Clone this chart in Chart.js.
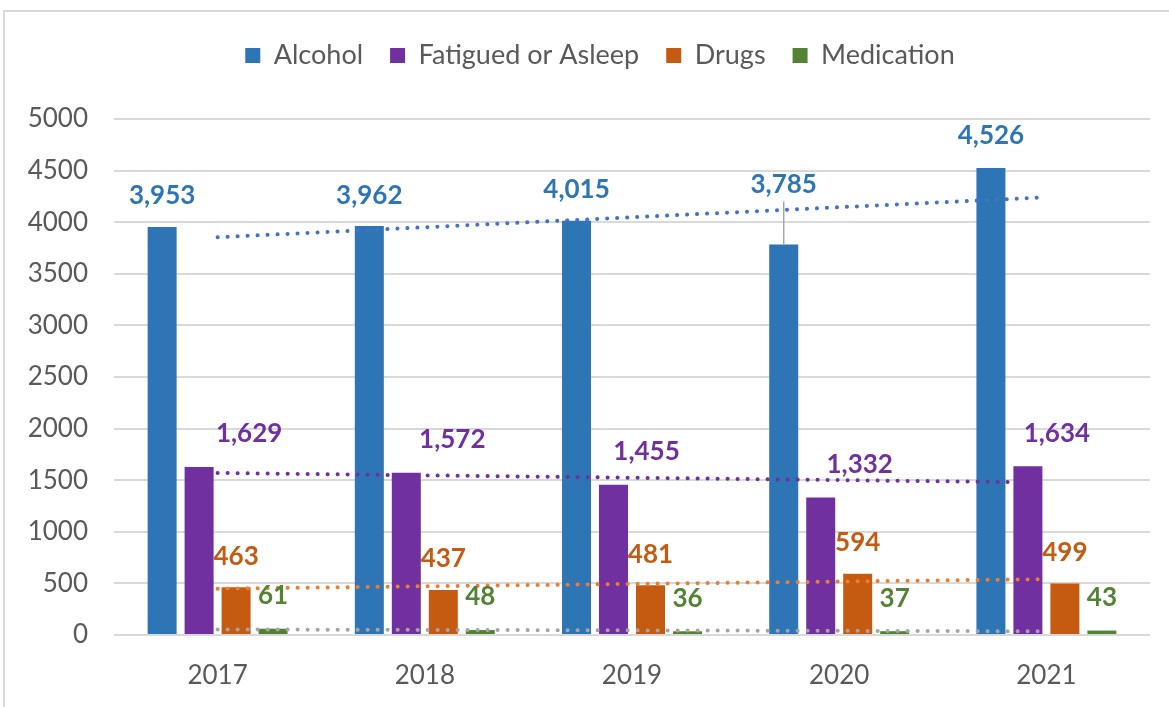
<!DOCTYPE html>
<html><head><meta charset="utf-8">
<script src="https://cdn.jsdelivr.net/npm/chart.js@4"></script>
<style>
html,body{margin:0;padding:0;background:#fff;overflow:hidden;width:1169px;height:707px}
#frame{position:absolute;left:3px;top:10px;width:1200px;height:760px;border:2px solid #d9d9d9;box-sizing:border-box}
#wrap{position:absolute;left:0;top:0;width:1169px;height:707px}
</style></head><body>
<div id="frame"></div>
<div id="wrap"><canvas id="c" width="1169" height="707"></canvas></div>
<script>
const years = ['2017', '2018', '2019', '2020', '2021'];
const alcohol = [3953, 3962, 4015, 3785, 4526];
const fatigued = [1629, 1572, 1455, 1332, 1634];
const drugs = [463, 437, 481, 594, 499];
const medication = [61, 48, 36, 37, 43];
// linear trendline endpoints (first and last year)
const alcoholTrend = [3854, null, null, null, 4242];
const fatiguedTrend = [1570, null, null, null, 1478];
const drugsTrend = [449, null, null, null, 541];
const medicationTrend = [54, null, null, null, 36];
const yTicks = [0, 500, 1000, 1500, 2000, 2500, 3000, 3500, 4000, 4500, 5000];

const FONT = 'Lato, "Open Sans", sans-serif';
const TXT = '#595959';
const colors = ['#2E75B6', '#7030A0', '#C55A11', '#548235'];
const trendColors = ['#4472C4', '#7030A0', '#ED7D31', '#A5A5A5'];

// label placement tweaks (pixels), per series per year
const labelDX = [[0,0,0,0,0],[50,46,33,39,29],[0,0,0,0,0],[0,0,0,0,0]];
const labelDY = [[-31,-31,-31,-60,-32],[-33,-33,-33,-33,-33],[-31,-31,-31,-31,-31],[-33,-33,-33,-33,-33]];

const barSeries = [
  {label: 'Alcohol', data: alcohol},
  {label: 'Fatigued or Asleep', data: fatigued},
  {label: 'Drugs', data: drugs},
  {label: 'Medication', data: medication}
];
const trendSeries = [alcoholTrend, fatiguedTrend, drugsTrend, medicationTrend];

const datasets = [];
barSeries.forEach((s, i) => datasets.push({
  type: 'bar', label: s.label, data: s.data, backgroundColor: colors[i],
  order: 2, categoryPercentage: 0.714, barPercentage: 0.784
}));
trendSeries.forEach((t, i) => datasets.push({
  type: 'line', label: 'trend' + i, data: t, borderColor: trendColors[i],
  borderWidth: 4, borderDash: [0.1, 9.9], borderCapStyle: 'round',
  pointRadius: 0, spanGaps: true, fill: false, order: 1, isTrend: true
}));

const labelPlugin = {
  id: 'vlabels',
  afterDatasetsDraw(chart) {
    const ctx = chart.ctx;
    ctx.save();
    ctx.font = 'bold 26px ' + FONT;
    ctx.textAlign = 'center';
    ctx.textBaseline = 'middle';
    for (let s = 0; s < 4; s++) {
      const meta = chart.getDatasetMeta(s);
      meta.data.forEach((bar, j) => {
        const v = barSeries[s].data[j];
        const x = bar.x + labelDX[s][j];
        const y = bar.y + labelDY[s][j];
        if (labelDY[s][j] < -45) {
          ctx.strokeStyle = '#A6A6A6';
          ctx.lineWidth = 1.5;
          ctx.beginPath();
          ctx.moveTo(x, y + 17);
          ctx.lineTo(x, bar.y);
          ctx.stroke();
        }
        ctx.fillStyle = colors[s];
        ctx.fillText(v.toLocaleString('en-US'), x, y);
      });
    }
    ctx.restore();
  }
};

// extra gap between the legend and the plot area, and a small right shift of the legend
const legendGap = {
  id: 'legendGap',
  beforeLayout(chart) {
    const lg = chart.legend;
    if (lg && !lg._gapPatched) {
      const orig = lg.fit.bind(lg);
      lg.fit = function () { orig(); this.height += 40; };
      lg._gapPatched = true;
    }
  },
  afterLayout(chart) {
    const lg = chart.legend;
    if (lg) { lg.left += 25; lg.right += 25; }
  }
};

new Chart(document.getElementById('c'), {
  data: {labels: years, datasets},
  options: {
    responsive: false, animation: false,
    layout: {padding: {top: 15, right: 19, left: 0, bottom: 0}},
    plugins: {
      legend: {
        position: 'top',
        labels: {
          filter: (item, data) => !data.datasets[item.datasetIndex].isTrend,
          boxWidth: 15, boxHeight: 15, padding: 27,
          color: TXT, font: {family: FONT, size: 27}
        }
      },
      tooltip: {enabled: false}
    },
    scales: {
      x: {
        grid: {display: false, drawTicks: false},
        border: {display: false},
        ticks: {color: TXT, font: {family: FONT, size: 26}, padding: 25},
        afterFit: s => { s.height = 72; }
      },
      y: {
        min: 0, max: 5000,
        afterBuildTicks: s => { s.ticks = yTicks.map(v => ({value: v})); },
        grid: {color: '#D9D9D9', lineWidth: 2, drawTicks: false},
        border: {display: false},
        ticks: {color: TXT, font: {family: FONT, size: 26}, padding: 26, callback: v => String(v)},
        afterFit: s => { s.width = 114; }
      }
    }
  },
  plugins: [labelPlugin, legendGap]
});
</script>
</body></html>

▸ What is asked
Find all lines holding the string "this" and copy them.

▸ Correct result
Clone this chart in Chart.js.
      lg.fit = function () { orig(); this.height += 40; };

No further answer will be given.